To get there, Tom and i talked over the resurgence of European myth in the 18th century, which inspired Romantic poets to personify or anthropomorphise the environment, as a means to address ‘nature’, to represent vast fields of energy, beyond the human scale, and to create textual events that trigger legacies of ecocentric writing and orality. If you’re interested in the historical development of Western consciousness, you might enjoy our riff on how Romanticism worked as a response to Enlightenment. My key term for this was the ‘suprarational,’ which i saw as an attempt to develop consciousness beyond the human, to include our ancient predilection for pantheism, or notion that intelligence is a quality of the universe, or another dimension, which arises with this one (or even as its prerequisite).
This reminded me of the intelligence we find in nature, which is revealed in the way plants reach for the sun, or animals know instinctively how to hunt prey or follow seasons or find their way back across entire oceans to their birthplace. I can’t help but feel that for all of our technological development, the modernised psyche is a truncated version of something that could be far greater, in scope, depth and alacrity. We need to incorporate reason into our toolbox but be ready for so much more, when we open our minds to a conversation beyond the merely human, with plants and animals and places.

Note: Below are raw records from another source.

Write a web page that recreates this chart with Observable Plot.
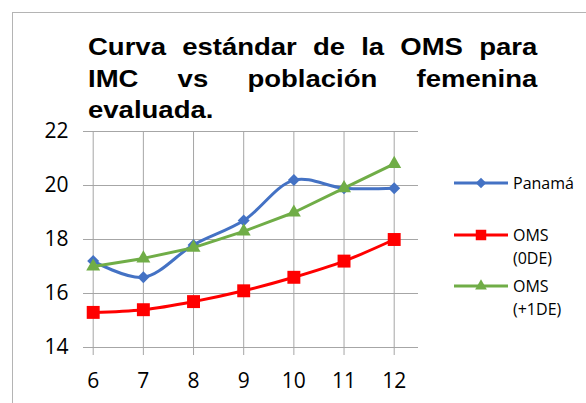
<!DOCTYPE html>
<html>
<head>
<meta charset="utf-8">
<script src="https://cdn.jsdelivr.net/npm/d3@7"></script>
<script src="https://cdn.jsdelivr.net/npm/@observablehq/plot@0.6"></script>
<style>
  html, body { margin: 0; padding: 0; background: #fff; overflow: hidden; }
  #wrap { position: relative; width: 586px; height: 403px; overflow: hidden; background: #fff; }
  #border { position: absolute; left: 12px; top: 12px; width: 640px; height: 460px; border: 1px solid #b4b4b4; box-sizing: border-box; }
  #title { position: absolute; left: 88px; top: 31px; width: 392px; transform: scaleX(1.146); transform-origin: 0 0;
           font-family: "Liberation Sans", Arial, sans-serif; font-weight: bold; font-size: 24px; line-height: 31.5px; color: #000; }
  #title .j { text-align: justify; text-align-last: justify; }
  #chart { position: absolute; left: 0; top: 0; }
  #legend { position: absolute; left: 0; top: 0; }
</style>
</head>
<body>
<div id="wrap">
  <div id="border"></div>
  <div id="chart"></div>
  <div id="title"></div>
  <div id="legend"></div>
</div>
<script>
// ---- data ----
const ages = [6, 7, 8, 9, 10, 11, 12];
const panama = [17.2, 16.6, 17.8, 18.7, 20.2, 19.9, 19.9];
const oms0DE = [15.3, 15.4, 15.7, 16.1, 16.6, 17.2, 18.0];
const oms1DE = [17.0, 17.3, 17.7, 18.3, 19.0, 19.9, 20.8];
const yTicks = [14, 16, 18, 20, 22];
const seriesNames = ["Panamá", "OMS (0DE)", "OMS (+1DE)"];
const legendLines = [["Panamá"], ["OMS", "(0DE)"], ["OMS", "(+1DE)"]];
const titleLines = ["Curva estándar de la OMS para", "IMC vs población femenina", "evaluada."];

const colors = ["#4472C4", "#FF0000", "#70AD47"];
const symbols = ["diamond2", "square", "triangle"];
const curves = ["catmull-rom", "catmull-rom", "linear"];
const radii = [5.4, 7.3, 5.2];

const rows = [];
[panama, oms0DE, oms1DE].forEach((vals, s) => {
  vals.forEach((v, i) => rows.push({series: seriesNames[s], s, age: ages[i], value: v}));
});

const fontTick = "'Open Sans', 'Noto Sans', sans-serif";
const grid = "#a6a6a6";

const marks = [
  Plot.ruleY(yTicks, {y: d => d, stroke: grid, strokeWidth: 1}),
  Plot.ruleX(ages, {x: d => d, y1: 22, y2: 14, insetBottom: -8, stroke: grid, strokeWidth: 1}),
  Plot.text(yTicks, {y: d => d, frameAnchor: "left", dx: -15, textAnchor: "end", lineAnchor: "middle",
    text: d => String(d), fontSize: 21, fontFamily: fontTick, fill: "#000"}),
  Plot.text(ages, {x: d => d, y: 14, dy: 34, textAnchor: "middle", lineAnchor: "middle",
    text: d => String(d), fontSize: 21, fontFamily: fontTick, fill: "#000"})
];
seriesNames.forEach((name, s) => {
  const data = rows.filter(r => r.s === s);
  marks.push(Plot.line(data, {x: "age", y: "value", stroke: colors[s], strokeWidth: 3, curve: curves[s]}));
  marks.push(Plot.dot(data, {x: "age", y: "value", symbol: () => symbols[s], fill: colors[s], stroke: "none", r: radii[s]}));
});

const chart = Plot.plot({
  width: 586, height: 403,
  marginLeft: 83, marginRight: 168, marginTop: 131, marginBottom: 56,
  x: {domain: [6, 12], range: [92.7, 393.7], axis: null},
  y: {domain: [14, 22], axis: null},
  symbol: {type: "identity"},
  style: {background: "transparent", overflow: "visible"},
  marks
});
document.getElementById("chart").appendChild(chart);

// ---- title ----
const title = d3.select("#title");
titleLines.forEach((t, i) => {
  title.append("div").attr("class", i < titleLines.length - 1 ? "j" : "").text(t);
});

// ---- legend ----
const lg = d3.select("#legend").append("svg").attr("width", 586).attr("height", 403);
const legendY = [183, 235, 286];
const lineGap = 23;
const symMap = {diamond2: d3.symbolDiamond2, square: d3.symbolSquare, triangle: d3.symbolTriangle};
const legendSize = [70, 110, 60];
seriesNames.forEach((name, s) => {
  const g = lg.append("g").attr("transform", `translate(0,${legendY[s]})`);
  g.append("line").attr("x1", 454).attr("x2", 508).attr("y1", 0).attr("y2", 0)
    .attr("stroke", colors[s]).attr("stroke-width", 3);
  g.append("path").attr("transform", "translate(481,0)")
    .attr("d", d3.symbol(symMap[symbols[s]], legendSize[s])()).attr("fill", colors[s]);
  legendLines[s].forEach((t, k) => {
    g.append("text").attr("x", 513).attr("y", k * lineGap).attr("dy", "0.36em")
      .attr("font-family", fontTick).attr("font-size", 16).attr("fill", "#000").text(t);
  });
});
</script>
</body>
</html>
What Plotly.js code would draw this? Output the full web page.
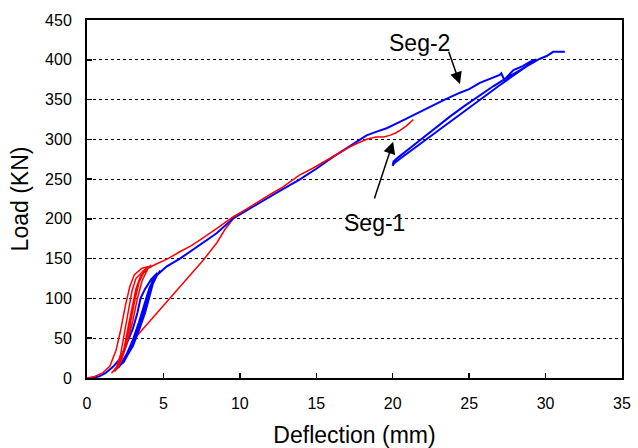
<!DOCTYPE html>
<html>
<head>
<meta charset="utf-8">
<script src="https://cdn.plot.ly/plotly-3.0.1.min.js"></script>
<style>html,body{margin:0;padding:0;background:#fff;}#chart{width:638px;height:448px;}</style>
</head>
<body>
<div id="chart"></div>
<script>
// Seg-1 (red): cyclic loops then envelope
var redX = [0,0.5,1.0,1.5,1.9,2.2,2.5,2.8,3.1,3.6,4.0, 3.8,3.4,3.1,2.8,2.4,2.0,1.6, 1.9,2.2,2.5,2.75,2.95,3.2,3.7,4.2, 4.0,3.6,3.3,3.0,2.6,2.2,1.8, 2.1,2.4,2.7,3.0,3.2,3.5,4.0,4.5, 5.3,6.1,6.8,7.4,8.0,8.5,9.0,9.6,10.4,11.2,12.0,12.8,13.9,14.8,15.7,16.5,17.2,17.8,18.3,18.9,19.4,19.8,20.2,20.5,20.9,21.35];
var redY = [0,2,6,15,35,60,90,115,130,138,140, 136,120,95,65,35,15,6, 12,30,60,90,110,125,135,142, 138,122,100,72,42,20,8, 15,35,65,95,112,128,138,143, 150,159,166,173.5,181,188,195,203,212,222,231,240,255,264,274,283,290.7,296,300,303,303,305,308,311.7,317,325];
// Seg-1 (red) reloading line
var redLineX = [2.9,4.5,6.0,7.6,8.5,9.0,9.6];
var redLineY = [45,80,113,148,170,186,201];
// Seg-2 (blue)
var blueX = [0.3,0.8,1.2,1.7,2.2,2.6,3.0,3.3,3.5,3.8,4.2,4.6, 4.4,4.15,4.0,3.7,3.3,2.9,2.4,1.8, 2.1,2.6,3.0,3.4,3.8,4.0,4.3,4.8, 4.6,4.3,4.1,3.8,3.4,3.0,2.5,2.0, 2.4,2.8,3.2,3.6,3.9,4.1,4.5,5.2,6.08,7.39,8.48,9.57,11.2,12.5,13.93,15.0,16.1,17.2,18.29,19.0,19.6,20.47,21.1,21.78,22.5,23.3,24.4,25.0,25.7,26.4,27.0,27.1,27.3,27.9,28.5,29.0,29.4, 27.0,24.0,21.5,20.5,20.1,20.0,20.05,20.4,21.2,22.2,23.0,23.74,24.7,25.7,26.6,27.4,28.3,29.0,29.6,30.07,30.5,30.9,31.26];
var blueY = [0,2,6,14,25,43,62,82,100,112,124,132, 128,115,100,80,58,38,20,10, 14,30,48,70,95,108,122,135, 130,118,102,82,60,40,24,14, 22,38,58,82,102,114,128,140,150,167,182,200.7,219.5,234,249.6,263,278,292,305,310,314,322,328,334.7,342,349,358.6,363,371,376,381,383,375,387,392,397.6,400.5, 368,326,290,276,270,267,272,278,290,305,318,328.5,342,355.7,367,376.7,387,395,401,404.7,410,410,410];
var yTicks = [0,50,100,150,200,250,300,350,400,450];
var xTicks = [0,5,10,15,20,25,30,35];
var labels = ["Seg-1","Seg-2"];

var font = "Liberation Sans, Arial, sans-serif";
var traces = [
  {x: redLineX, y: redLineY, mode: "lines", line: {color: "#ff0000", width: 1.5}, hoverinfo: "skip"},
  {x: blueX, y: blueY, mode: "lines", line: {color: "#0000ff", width: 2}, hoverinfo: "skip"},
  {x: redX, y: redY, mode: "lines", line: {color: "#ff0000", width: 1.5}, hoverinfo: "skip"}
];
var layout = {
  width: 638, height: 448,
  margin: {l: 87, r: 16, t: 20, b: 70},
  paper_bgcolor: "#fff", plot_bgcolor: "#fff",
  showlegend: false,
  font: {family: font, color: "#000"},
  xaxis: {
    range: [0, 35], tickvals: xTicks, ticktext: xTicks.map(String),
    showgrid: false, zeroline: false,
    showline: true, linecolor: "#000", linewidth: 2, mirror: true,
    ticks: "inside", ticklen: 5, tickwidth: 1.5, tickcolor: "#000",
    tickfont: {size: 16, family: font, color: "#000"},
    ticklabelstandoff: 10,
    title: {text: "Deflection (mm)", font: {size: 23, family: font, color: "#000"}, standoff: 16}
  },
  yaxis: {
    range: [0, 450], tickvals: yTicks, ticktext: yTicks.map(String),
    showgrid: true, gridcolor: "#000", gridwidth: 1, griddash: "dot",
    zeroline: false,
    showline: true, linecolor: "#000", linewidth: 2, mirror: true,
    ticks: "inside", ticklen: 5, tickwidth: 1.5, tickcolor: "#000",
    tickfont: {size: 16, family: font, color: "#000"},
    ticklabelstandoff: 10,
    title: {text: "Load (KN)", font: {size: 23, family: font, color: "#000"}, standoff: 10}
  },
  annotations: [
    {x: 20.03, y: 297, ax: 18.77, ay: 223.7, xref: "x", yref: "y", axref: "x", ayref: "y",
     text: "", showarrow: true, arrowhead: 2, arrowsize: 1.6, arrowwidth: 1.5, arrowcolor: "#000"},
    {x: 24.4, y: 369.5, ax: 23.63, ay: 412, xref: "x", yref: "y", axref: "x", ayref: "y",
     text: "", showarrow: true, arrowhead: 2, arrowsize: 1.6, arrowwidth: 1.5, arrowcolor: "#000"},
    {x: 18.84, y: 194.4, xref: "x", yref: "y", text: labels[0], showarrow: false,
     font: {size: 23, family: font, color: "#000"}},
    {x: 21.78, y: 420.7, xref: "x", yref: "y", text: labels[1], showarrow: false,
     font: {size: 23, family: font, color: "#000"}}
  ]
};
Plotly.newPlot("chart", traces, layout, {displayModeBar: false, staticPlot: true});
</script>
</body>
</html>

This more open-minded consciousness could also perceive more beauty in the world and thereby require less stuff from human society and production. There’s more to say about how recognising spirit of place can help protect the natural world, but i’m writing that for the next issue of PAN, so i’ll keep the water nymphs and satyrs for then.

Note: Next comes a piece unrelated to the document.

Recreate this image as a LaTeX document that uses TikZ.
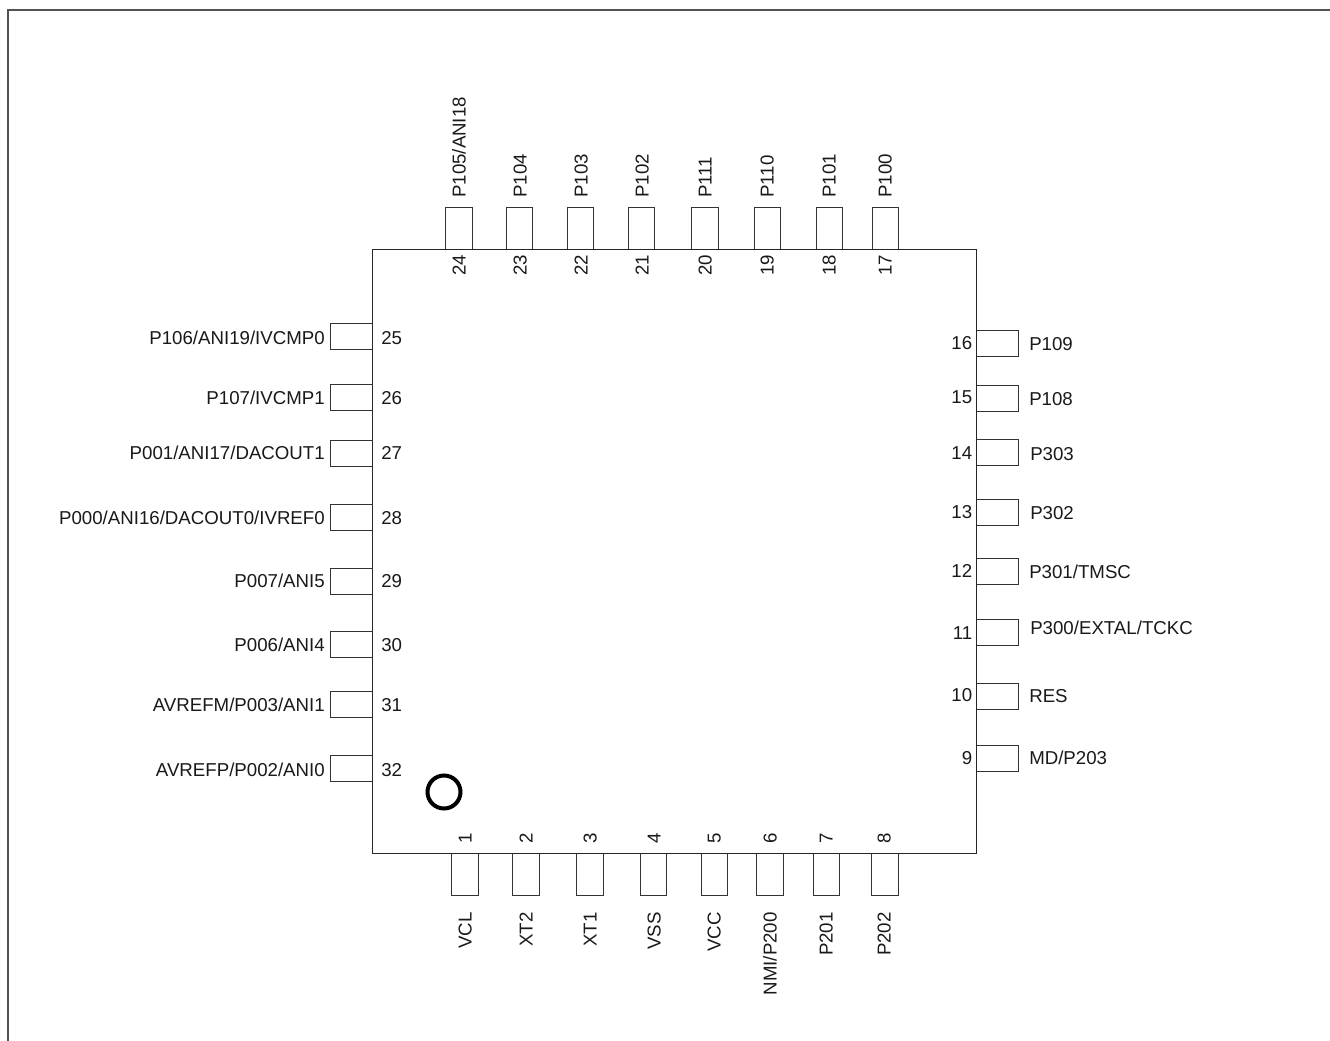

When we are alive to the ecomythic dimension of life, human consciousness opens up to what actually is arising in nature, which is other forms of intelligence. This can also be called animism, which indigenous people have always said is real, not metaphorical: spirit beings, spirits of place, and spiritual entities are all other types of intelligent beings, which exist but do not take physical bodies in this dimension with us. They represent life force, sometimes of that place, sometimes from beyond. If we want to learn from them, we have to put aside our historical, socialised self, and enter into a trance of timelessness, beyond our personal foibles and concerns. Even as we are thoroughly enmeshed in capitalism and colonisation, simply by being alive in the world today, we can turn our backs on the worst of it, the most obvious effects it has on our minds, and find ourselves as we also always were and are: trailing clouds of glory, as Wordsworth wrote in his Ode on Intimations of Immortality.
Tom asked how we get there. I can only humbly suggest we meditate in sand dunes, or under trees, or by a babbling brook (or, if you’re in urban lockdown, on a pot plant and its own mysterious urge to live). A great place to start is with Miriam Rose Ungunmerr, who made the practice of Deep Listening more accessible to the public, especially helpful for non-Aboriginal Australians living on this ancient land.
Then maybe, if we can quieten the voices of our humanity for long enough, we might be able to hear the muses still, as they sing the song of the earth, for those who will listen.